The invitees included representatives of new media outlets aimed at younger generations. Jake Horowitz, founder and editor in chief of Mic; Max Fisher, the foreign editor of Vox; and Matt Bai, a columnist for Yahoo! News, were all in attendance. Baker and Gardiner Harris of the NY Times subsequently interviewed those in the room with Obama. All of the sources asked to remain anonymous as the ground rules of the meeting required Obama’s comments to be off-record. The following is what was reportedly said by the president.
According to Baker’s anonymous sources, “Mr. Obama said he now realizes that he was slow to respond to public fears after terrorist attacks in Paris and California, acknowledging that his low-key approach led Americans to worry that he was not doing enough to keep the country safe. He has engaged in a blitz of public events lately to try to convince them otherwise, including a visit on Thursday to the National Counterterrorism Center.”
On Donald Trump, Obama “appeared especially exasperated with Mr.
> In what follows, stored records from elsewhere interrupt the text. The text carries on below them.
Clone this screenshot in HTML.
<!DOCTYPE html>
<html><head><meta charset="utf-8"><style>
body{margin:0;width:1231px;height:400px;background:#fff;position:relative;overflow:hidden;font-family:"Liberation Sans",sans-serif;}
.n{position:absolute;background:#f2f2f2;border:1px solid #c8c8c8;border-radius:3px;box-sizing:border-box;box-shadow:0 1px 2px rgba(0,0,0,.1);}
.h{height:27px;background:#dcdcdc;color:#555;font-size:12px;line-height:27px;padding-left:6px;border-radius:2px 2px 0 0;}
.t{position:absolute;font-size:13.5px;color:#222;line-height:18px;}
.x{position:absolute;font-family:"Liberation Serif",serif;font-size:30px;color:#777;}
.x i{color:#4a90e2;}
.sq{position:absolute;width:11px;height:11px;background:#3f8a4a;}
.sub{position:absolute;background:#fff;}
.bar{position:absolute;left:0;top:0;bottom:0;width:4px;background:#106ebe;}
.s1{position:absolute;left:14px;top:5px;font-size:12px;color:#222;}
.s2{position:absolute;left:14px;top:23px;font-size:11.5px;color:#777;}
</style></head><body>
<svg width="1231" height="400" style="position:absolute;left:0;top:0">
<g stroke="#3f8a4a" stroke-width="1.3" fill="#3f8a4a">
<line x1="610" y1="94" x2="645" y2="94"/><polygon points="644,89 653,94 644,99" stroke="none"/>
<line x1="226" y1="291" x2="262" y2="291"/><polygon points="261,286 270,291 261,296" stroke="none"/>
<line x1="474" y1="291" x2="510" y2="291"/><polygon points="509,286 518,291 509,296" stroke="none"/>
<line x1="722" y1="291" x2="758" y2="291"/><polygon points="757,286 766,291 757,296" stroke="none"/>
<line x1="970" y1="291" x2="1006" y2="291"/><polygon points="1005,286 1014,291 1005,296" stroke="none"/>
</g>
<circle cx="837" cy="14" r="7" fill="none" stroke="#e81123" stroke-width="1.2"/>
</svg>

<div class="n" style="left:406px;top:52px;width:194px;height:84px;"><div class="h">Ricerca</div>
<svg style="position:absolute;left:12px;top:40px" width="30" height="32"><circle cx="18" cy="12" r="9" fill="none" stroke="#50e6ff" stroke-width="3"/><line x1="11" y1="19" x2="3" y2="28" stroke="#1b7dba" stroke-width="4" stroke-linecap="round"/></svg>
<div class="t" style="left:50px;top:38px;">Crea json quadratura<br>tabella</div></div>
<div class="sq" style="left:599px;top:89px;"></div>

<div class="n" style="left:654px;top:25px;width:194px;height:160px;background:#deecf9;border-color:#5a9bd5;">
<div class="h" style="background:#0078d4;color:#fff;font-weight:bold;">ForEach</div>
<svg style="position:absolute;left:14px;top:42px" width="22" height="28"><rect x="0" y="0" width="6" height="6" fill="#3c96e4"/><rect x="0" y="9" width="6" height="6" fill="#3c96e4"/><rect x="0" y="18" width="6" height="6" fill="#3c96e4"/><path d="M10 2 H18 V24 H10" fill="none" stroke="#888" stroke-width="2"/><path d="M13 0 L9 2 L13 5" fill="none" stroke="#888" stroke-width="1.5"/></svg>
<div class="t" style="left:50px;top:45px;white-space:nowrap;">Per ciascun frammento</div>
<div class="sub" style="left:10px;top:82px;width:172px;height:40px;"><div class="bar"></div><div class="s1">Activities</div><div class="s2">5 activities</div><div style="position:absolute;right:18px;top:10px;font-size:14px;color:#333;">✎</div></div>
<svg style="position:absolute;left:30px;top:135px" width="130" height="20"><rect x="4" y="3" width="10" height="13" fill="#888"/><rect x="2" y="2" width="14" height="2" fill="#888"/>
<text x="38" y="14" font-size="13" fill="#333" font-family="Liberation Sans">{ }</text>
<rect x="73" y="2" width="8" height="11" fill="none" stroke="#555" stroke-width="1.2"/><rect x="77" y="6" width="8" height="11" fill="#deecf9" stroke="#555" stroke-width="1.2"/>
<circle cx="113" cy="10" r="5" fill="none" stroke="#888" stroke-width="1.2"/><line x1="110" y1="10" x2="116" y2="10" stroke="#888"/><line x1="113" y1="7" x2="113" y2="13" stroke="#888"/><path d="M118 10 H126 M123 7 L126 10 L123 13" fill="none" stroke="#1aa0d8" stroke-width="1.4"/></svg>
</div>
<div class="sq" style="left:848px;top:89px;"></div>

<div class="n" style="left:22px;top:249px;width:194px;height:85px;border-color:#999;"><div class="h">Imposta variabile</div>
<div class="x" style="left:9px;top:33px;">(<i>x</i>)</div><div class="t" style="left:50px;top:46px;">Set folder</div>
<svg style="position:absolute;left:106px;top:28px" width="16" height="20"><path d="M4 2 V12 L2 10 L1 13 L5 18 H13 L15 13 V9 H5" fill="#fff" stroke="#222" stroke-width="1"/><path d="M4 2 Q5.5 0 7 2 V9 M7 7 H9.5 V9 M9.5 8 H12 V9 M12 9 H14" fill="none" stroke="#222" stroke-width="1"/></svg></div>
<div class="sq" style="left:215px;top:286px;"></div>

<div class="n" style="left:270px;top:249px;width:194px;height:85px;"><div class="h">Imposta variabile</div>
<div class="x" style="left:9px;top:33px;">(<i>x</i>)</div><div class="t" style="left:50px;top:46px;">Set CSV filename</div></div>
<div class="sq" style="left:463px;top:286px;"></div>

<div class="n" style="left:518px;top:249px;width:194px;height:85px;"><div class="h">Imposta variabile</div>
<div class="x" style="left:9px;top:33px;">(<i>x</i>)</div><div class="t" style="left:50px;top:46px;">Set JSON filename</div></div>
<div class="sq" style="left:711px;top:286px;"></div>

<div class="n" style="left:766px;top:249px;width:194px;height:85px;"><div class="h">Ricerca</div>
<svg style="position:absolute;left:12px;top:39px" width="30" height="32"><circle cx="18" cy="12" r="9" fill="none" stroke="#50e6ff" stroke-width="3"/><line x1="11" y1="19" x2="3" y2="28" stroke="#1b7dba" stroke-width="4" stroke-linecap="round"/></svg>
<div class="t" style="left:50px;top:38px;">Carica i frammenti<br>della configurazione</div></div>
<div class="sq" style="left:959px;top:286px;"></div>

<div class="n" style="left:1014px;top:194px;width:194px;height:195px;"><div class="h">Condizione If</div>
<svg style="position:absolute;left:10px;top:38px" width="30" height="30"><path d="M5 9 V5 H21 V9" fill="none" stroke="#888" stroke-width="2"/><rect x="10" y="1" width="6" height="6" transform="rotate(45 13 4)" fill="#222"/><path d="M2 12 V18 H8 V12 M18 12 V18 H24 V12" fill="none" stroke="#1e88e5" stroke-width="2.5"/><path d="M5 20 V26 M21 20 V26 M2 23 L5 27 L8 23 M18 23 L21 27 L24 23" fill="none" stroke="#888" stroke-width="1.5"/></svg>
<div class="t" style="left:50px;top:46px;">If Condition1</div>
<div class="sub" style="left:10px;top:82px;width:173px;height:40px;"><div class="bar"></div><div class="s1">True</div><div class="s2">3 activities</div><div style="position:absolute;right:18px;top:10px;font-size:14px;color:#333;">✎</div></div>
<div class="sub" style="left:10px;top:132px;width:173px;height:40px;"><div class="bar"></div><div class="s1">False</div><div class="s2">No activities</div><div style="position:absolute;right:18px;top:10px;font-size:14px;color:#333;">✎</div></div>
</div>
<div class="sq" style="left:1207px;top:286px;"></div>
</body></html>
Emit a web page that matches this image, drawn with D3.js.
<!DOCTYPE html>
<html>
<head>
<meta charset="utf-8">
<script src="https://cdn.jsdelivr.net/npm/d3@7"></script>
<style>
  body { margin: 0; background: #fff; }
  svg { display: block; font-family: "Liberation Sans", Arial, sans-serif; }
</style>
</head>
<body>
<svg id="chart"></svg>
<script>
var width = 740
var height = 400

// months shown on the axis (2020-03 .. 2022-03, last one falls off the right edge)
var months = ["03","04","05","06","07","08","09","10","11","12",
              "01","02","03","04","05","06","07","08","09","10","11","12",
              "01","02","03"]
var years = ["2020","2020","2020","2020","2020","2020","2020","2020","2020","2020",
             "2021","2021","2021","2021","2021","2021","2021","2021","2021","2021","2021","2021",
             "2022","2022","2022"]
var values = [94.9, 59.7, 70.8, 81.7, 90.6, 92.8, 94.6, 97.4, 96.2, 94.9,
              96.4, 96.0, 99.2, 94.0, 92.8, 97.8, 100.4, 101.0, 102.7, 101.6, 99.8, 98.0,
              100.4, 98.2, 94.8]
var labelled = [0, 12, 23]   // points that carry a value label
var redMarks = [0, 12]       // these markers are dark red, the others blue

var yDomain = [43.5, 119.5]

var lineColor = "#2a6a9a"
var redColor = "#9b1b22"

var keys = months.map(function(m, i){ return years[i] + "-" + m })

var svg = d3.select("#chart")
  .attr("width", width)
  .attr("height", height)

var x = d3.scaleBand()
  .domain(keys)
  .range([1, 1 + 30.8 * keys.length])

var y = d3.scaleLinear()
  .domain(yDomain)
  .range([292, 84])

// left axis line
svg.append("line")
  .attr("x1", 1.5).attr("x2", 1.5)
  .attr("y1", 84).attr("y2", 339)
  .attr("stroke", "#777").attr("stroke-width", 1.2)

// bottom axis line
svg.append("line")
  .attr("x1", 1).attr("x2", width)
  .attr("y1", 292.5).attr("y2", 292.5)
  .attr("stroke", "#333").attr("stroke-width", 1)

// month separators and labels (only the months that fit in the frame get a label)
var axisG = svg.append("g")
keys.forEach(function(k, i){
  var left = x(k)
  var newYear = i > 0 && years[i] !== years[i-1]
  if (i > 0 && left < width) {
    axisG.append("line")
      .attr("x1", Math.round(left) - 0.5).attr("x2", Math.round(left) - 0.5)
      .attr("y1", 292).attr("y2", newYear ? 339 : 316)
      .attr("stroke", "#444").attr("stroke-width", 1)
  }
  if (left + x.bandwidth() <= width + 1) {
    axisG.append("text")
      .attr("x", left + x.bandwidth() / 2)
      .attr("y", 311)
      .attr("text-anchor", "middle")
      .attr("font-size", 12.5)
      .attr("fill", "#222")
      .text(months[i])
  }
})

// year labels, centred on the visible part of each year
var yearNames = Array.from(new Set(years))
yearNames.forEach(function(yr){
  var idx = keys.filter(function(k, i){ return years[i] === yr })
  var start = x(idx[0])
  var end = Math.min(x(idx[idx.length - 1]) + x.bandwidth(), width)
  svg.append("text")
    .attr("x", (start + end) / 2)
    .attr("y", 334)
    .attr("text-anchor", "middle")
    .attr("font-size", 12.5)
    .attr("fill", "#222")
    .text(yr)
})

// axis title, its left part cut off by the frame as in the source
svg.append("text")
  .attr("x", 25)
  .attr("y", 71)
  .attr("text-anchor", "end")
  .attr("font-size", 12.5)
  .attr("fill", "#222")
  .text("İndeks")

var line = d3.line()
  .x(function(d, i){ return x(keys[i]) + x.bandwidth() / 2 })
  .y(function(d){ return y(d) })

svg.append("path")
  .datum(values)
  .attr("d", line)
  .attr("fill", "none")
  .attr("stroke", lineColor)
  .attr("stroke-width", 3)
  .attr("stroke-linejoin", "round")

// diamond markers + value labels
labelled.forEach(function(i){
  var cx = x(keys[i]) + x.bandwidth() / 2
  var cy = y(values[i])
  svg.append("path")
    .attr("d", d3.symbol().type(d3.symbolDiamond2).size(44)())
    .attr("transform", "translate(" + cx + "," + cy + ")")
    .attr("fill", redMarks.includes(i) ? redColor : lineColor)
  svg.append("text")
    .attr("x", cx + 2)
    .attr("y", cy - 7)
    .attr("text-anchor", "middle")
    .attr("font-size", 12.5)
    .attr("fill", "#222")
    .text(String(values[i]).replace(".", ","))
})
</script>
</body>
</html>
Trump, who has called for a temporary ban on Muslims’ entering the United States. Mr. Obama said that Mr. Trump’s comments on Muslims did not make him an outlier in the presidential field, but instead represented the culmination of many years of a Republican strategy of division and fear mongering.”
On the possibility of more troops being sent to the Middle East, Obama reportedly said that “sending significant ground forces back to the Middle East could conceivably result in the deaths of 100 American soldiers every month.” Obama also believed that “the casualties and costs would rival the worst of the Iraq war. In such a scenario, he said, a renewed commitment could take up to $10 billion a month and leave as many as 500 troops wounded every month in addition to those killed, a toll he deemed not commensurate to the threat … He told the columnists that he envisioned sending significant ground forces to the Middle East only in the case of a catastrophic terrorist attack that disrupted the normal functioning of the United States.”
Erik Wemple of the Washington Post lambasted Baker for leaking the above comments from the off-the-record meeting. In his article, titled, “NYT’s Peter Baker: Destroyer of a cozy Beltway convention,” Wemple stated that Obama is partly to blame as well. Wemple wrote, “If Baker keeps at it, perhaps Obama will do the right thing, and just say these self-interested things on the record, where they belong.”